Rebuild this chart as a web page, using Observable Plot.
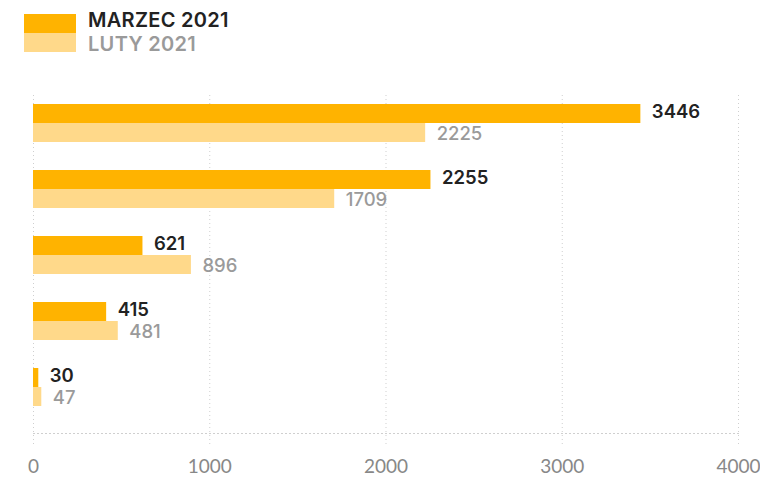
<!DOCTYPE html>
<html>
<head>
<meta charset="utf-8">
<script src="https://cdn.jsdelivr.net/npm/d3@7"></script>
<script src="https://cdn.jsdelivr.net/npm/@observablehq/plot@0.6"></script>
<style>
  html, body { margin: 0; padding: 0; background: #fff; }
  #wrap { position: relative; width: 760px; height: 480px; font-family: Inter, "Open Sans", sans-serif; }
  .sw { position: absolute; left: 24px; width: 52px; height: 19px; }
  .lt { position: absolute; left: 88px; font-size: 20px; line-height: 22px; font-weight: 600; letter-spacing: 0.3px; white-space: nowrap; }
</style>
</head>
<body>
<div id="wrap">
  <div id="legend"></div>
  <div id="chart"></div>
</div>
<script>
const categories = ["1", "2", "3", "4", "5"];
const seriesNames = ["MARZEC 2021", "LUTY 2021"];
const marzec = [3446, 2255, 621, 415, 30];
const luty = [2225, 1709, 896, 481, 47];
const xTicks = [0, 1000, 2000, 3000, 4000];

const colors = ["#FFB300", "#FFD98A"];
const textColors = ["#222222", "#9a9a9a"];

const legend = document.getElementById("legend");
const swatchTops = [14, 33];
const textTops = [9, 33];
seriesNames.forEach((name, i) => {
  const sw = document.createElement("div");
  sw.className = "sw";
  sw.style.top = swatchTops[i] + "px";
  sw.style.background = colors[i];
  legend.appendChild(sw);
  const lt = document.createElement("div");
  lt.className = "lt";
  lt.style.top = textTops[i] + "px";
  lt.style.color = textColors[i];
  lt.textContent = name;
  legend.appendChild(lt);
});

const dataM = categories.map((c, i) => ({cat: c, value: marzec[i]}));
const dataL = categories.map((c, i) => ({cat: c, value: luty[i]}));

const chart = Plot.plot({
  width: 760,
  height: 480,
  marginLeft: 33,
  marginRight: 22,
  marginTop: 95,
  marginBottom: 47,
  style: {fontFamily: "Inter, Open Sans, sans-serif", background: "transparent", overflow: "visible"},
  x: {domain: [0, 4000], ticks: xTicks, label: null},
  y: {domain: categories, paddingInner: 0.424, paddingOuter: 0.272, align: 0.25, axis: null, label: null},
  marks: [
    Plot.ruleX(xTicks, {stroke: "#cfcfcf", strokeDasharray: "1,3", strokeWidth: 1, insetBottom: -12}),
    Plot.frame({anchor: "bottom", stroke: "#cfcfcf", strokeDasharray: "1,3"}),
    Plot.barX(dataM, {x: "value", y: "cat", fill: colors[0], insetBottom: 19}),
    Plot.barX(dataL, {x: "value", y: "cat", fill: colors[1], insetTop: 19}),
    Plot.text(dataM, {x: "value", y: "cat", text: d => String(d.value), dx: 11, dy: -11, textAnchor: "start", fill: textColors[0], fontSize: 18.5, fontWeight: 600, fontFamily: "Inter"}),
    Plot.text(dataL, {x: "value", y: "cat", text: d => String(d.value), dx: 11, dy: 11, textAnchor: "start", fill: textColors[1], fontSize: 18.5, fontWeight: 500, fontFamily: "Inter"}),
    Plot.axisX({ticks: xTicks, tickSize: 0, tickPadding: 26, fontSize: 19, fill: "#888888", fontFamily: "Lato", tickFormat: d => String(d)})
  ]
});
document.getElementById("chart").appendChild(chart);
</script>
</body>
</html>
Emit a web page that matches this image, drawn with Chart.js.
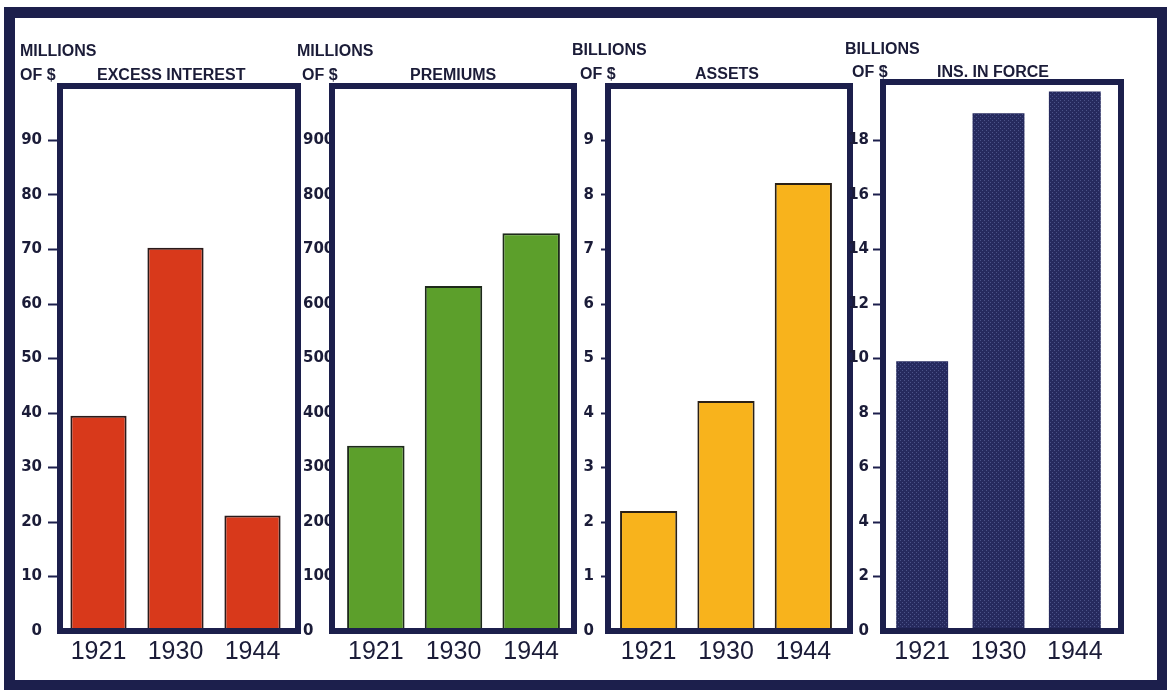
<!DOCTYPE html>
<html>
<head>
<meta charset="utf-8">
<title>Excess Interest, Premiums, Assets, Insurance in Force — 1921, 1930, 1944</title>
<script src="https://cdn.jsdelivr.net/npm/chart.js@4.4.1/dist/chart.umd.min.js"></script>
<style>
  html, body { margin: 0; padding: 0; background: #ffffff; }
  body { width: 1167px; height: 690px; position: relative; overflow: hidden; }
  #frame {
    position: absolute; left: 4px; top: 7px; width: 1142px; height: 662px;
    border: 11px solid #1c1f4c; box-sizing: content-box;
  }
  canvas { position: absolute; top: 0; }
</style>
</head>
<body>
<div id="frame"></div>
<div id="stage"></div>
<script>
// ---- data ----
const years = ['1921', '1930', '1944'];
const excessInterest = [39.5, 70.3, 21.2];   // millions of $
const premiums = [340, 633, 730];            // millions of $
const assets = [2.2, 4.22, 8.22];            // billions of $
const insInForce = [9.9, 19.0, 19.8];        // billions of $

const unitLines = ['MILLIONS', 'MILLIONS', 'BILLIONS', 'BILLIONS'];
const panelTitles = ['EXCESS INTEREST', 'PREMIUMS', 'ASSETS', 'INS. IN FORCE'];
const axisMax = [100, 1000, 10, 20];
const axisStep = [10, 100, 1, 2];

// ---- styling ----
const NAVY = '#1c1f4c';
const INK = '#1b1c38';
const TICK_FONT = { family: '"DejaVu Sans"', size: 15, weight: 'bold' };
const YEAR_FONT = { family: '"Liberation Sans"', size: 25, weight: 'normal' };
const TITLE_FONT = 'bold 16px "Liberation Sans"';

// halftone-like fill for the navy bars
function speckle(base, dot) {
  const c = document.createElement('canvas');
  c.width = 4; c.height = 4;
  const g = c.getContext('2d');
  g.fillStyle = base; g.fillRect(0, 0, 4, 4);
  g.fillStyle = dot;
  g.fillRect(0, 0, 1, 1); g.fillRect(2, 2, 1, 1);
  return g.createPattern(c, 'repeat');
}

// per-panel layout (page pixels)
const panels = [
  { values: excessInterest, color: '#d8391b', edge: '#2a1a1a', border: 2,
    canvasLeft: 15, padLeft: 0, axisWidth: 45, areaWidth: 231, box: { l: 0, r: 7, t: 0 },
    tickLen: 12, tickPad: 6, align: 'near', barPct: 0.73,
    text: [[unitLines[0], 20, 56], ['OF $', 20, 80], [panelTitles[0], 97, 80]] },
  { values: premiums, color: '#5c9f2b', edge: '#1d2a1a', border: 2,
    canvasLeft: 296, padLeft: 7, axisWidth: 34, areaWidth: 233, box: { l: -5, r: 4, t: 0 },
    tickLen: 0, tickPad: 0, align: 'far', barPct: 0.74,
    text: [[unitLines[1], 297, 56], ['OF $', 302, 80], [panelTitles[1], 410, 80]] },
  { values: assets, color: '#f8b31c', edge: '#2a2016', border: 2,
    canvasLeft: 568, padLeft: 0, axisWidth: 42, areaWidth: 232, box: { l: -2, r: 8, t: 0 },
    tickLen: 9, tickPad: 7, align: 'near', barPct: 0.74,
    text: [[unitLines[2], 572, 55], ['OF $', 580, 79], [panelTitles[2], 695, 79]] },
  { values: insInForce, color: null, edge: NAVY, border: 0,
    canvasLeft: 840, padLeft: 0, axisWidth: 44, areaWidth: 229, box: { l: -1, r: 8, t: -4 },
    tickLen: 11, tickPad: 4, align: 'near', barPct: 0.68,
    text: [[unitLines[3], 845, 54], ['OF $', 852, 77], [panelTitles[3], 937, 77]] }
];

// draws the heavy panel box and the panel headings
const panelFrame = {
  id: 'panelFrame',
  afterDatasetsDraw(chart, args, opts) {
    const a = chart.chartArea, b = opts.box, ctx = chart.ctx;
    ctx.save();
    ctx.strokeStyle = NAVY;
    ctx.lineWidth = 6;
    ctx.lineJoin = 'miter';
    ctx.strokeRect(a.left + b.l, a.top + b.t, (a.right + b.r) - (a.left + b.l), a.bottom - (a.top + b.t));
    ctx.restore();
  },
  afterDraw(chart, args, opts) {
    const ctx = chart.ctx;
    ctx.save();
    ctx.font = TITLE_FONT;
    ctx.fillStyle = INK;
    ctx.textBaseline = 'alphabetic';
    ctx.textAlign = 'left';
    opts.text.forEach(([s, x, y]) => ctx.fillText(s, x - opts.offset, y));
    ctx.restore();
  }
};

const stage = document.getElementById('stage');
const TOP = 86, BOTTOM_PAD = 29, XAXIS_H = 30, H = 690;

panels.forEach((p, i) => {
  const cv = document.createElement('canvas');
  const width = p.padLeft + p.axisWidth + p.areaWidth + 14;
  cv.width = width; cv.height = H;
  cv.style.left = p.canvasLeft + 'px';
  cv.style.width = width + 'px'; cv.style.height = H + 'px';
  stage.appendChild(cv);

  const max = axisMax[i];
  const fill = p.color || speckle('#262a5e', '#4b5388');

  new Chart(cv.getContext('2d'), {
    type: 'bar',
    data: {
      labels: years,
      datasets: [{
        data: p.values,
        backgroundColor: fill,
        borderColor: p.edge,
        borderWidth: p.border,
        borderSkipped: 'bottom',
        barPercentage: p.barPct,
        categoryPercentage: 1
      }]
    },
    options: {
      responsive: false,
      animation: false,
      devicePixelRatio: 1,
      layout: { padding: { left: p.padLeft, right: 14, top: TOP, bottom: BOTTOM_PAD } },
      plugins: {
        legend: { display: false },
        tooltip: { enabled: false },
        panelFrame: { box: p.box, text: p.text, offset: p.canvasLeft }
      },
      scales: {
        x: {
          grid: { display: false, drawTicks: false },
          border: { display: false },
          ticks: { font: YEAR_FONT, color: INK, padding: 6, maxRotation: 0 },
          afterFit(s) { s.height = XAXIS_H; }
        },
        y: {
          min: 0, max: max,
          ticks: {
            stepSize: axisStep[i], font: TICK_FONT, color: INK, padding: p.tickPad,
            crossAlign: p.align,
            callback: v => (v === max ? '' : String(v))
          },
          grid: {
            drawOnChartArea: false,
            drawTicks: p.tickLen > 0,
            tickLength: p.tickLen,
            tickWidth: 2,
            tickColor: c => (c.tick && (c.tick.value === 0 || c.tick.value === max)) ? 'rgba(0,0,0,0)' : NAVY
          },
          border: { display: false },
          afterFit(s) { s.width = p.axisWidth; }
        }
      }
    },
    plugins: [panelFrame]
  });
});
</script>
</body>
</html>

===============

→ **YOUR TASK**
Please restate the material above line by line, exactly, beginning at its first line and ending with the line that contains "const dataL = categories.map((c, i)", without any pictures.

→ **TASK SOLUTION**
Rebuild this chart as a web page, using Observable Plot.
<!DOCTYPE html>
<html>
<head>
<meta charset="utf-8">
<script src="https://cdn.jsdelivr.net/npm/d3@7"></script>
<script src="https://cdn.jsdelivr.net/npm/@observablehq/plot@0.6"></script>
<style>
  html, body { margin: 0; padding: 0; background: #fff; }
  #wrap { position: relative; width: 760px; height: 480px; font-family: Inter, "Open Sans", sans-serif; }
  .sw { position: absolute; left: 24px; width: 52px; height: 19px; }
  .lt { position: absolute; left: 88px; font-size: 20px; line-height: 22px; font-weight: 600; letter-spacing: 0.3px; white-space: nowrap; }
</style>
</head>
<body>
<div id="wrap">
  <div id="legend"></div>
  <div id="chart"></div>
</div>
<script>
const categories = ["1", "2", "3", "4", "5"];
const seriesNames = ["MARZEC 2021", "LUTY 2021"];
const marzec = [3446, 2255, 621, 415, 30];
const luty = [2225, 1709, 896, 481, 47];
const xTicks = [0, 1000, 2000, 3000, 4000];

const colors = ["#FFB300", "#FFD98A"];
const textColors = ["#222222", "#9a9a9a"];

const legend = document.getElementById("legend");
const swatchTops = [14, 33];
const textTops = [9, 33];
seriesNames.forEach((name, i) => {
  const sw = document.createElement("div");
  sw.className = "sw";
  sw.style.top = swatchTops[i] + "px";
  sw.style.background = colors[i];
  legend.appendChild(sw);
  const lt = document.createElement("div");
  lt.className = "lt";
  lt.style.top = textTops[i] + "px";
  lt.style.color = textColors[i];
  lt.textContent = name;
  legend.appendChild(lt);
});

const dataM = categories.map((c, i) => ({cat: c, value: marzec[i]}));
const dataL = categories.map((c, i) => ({cat: c, value: luty[i]}));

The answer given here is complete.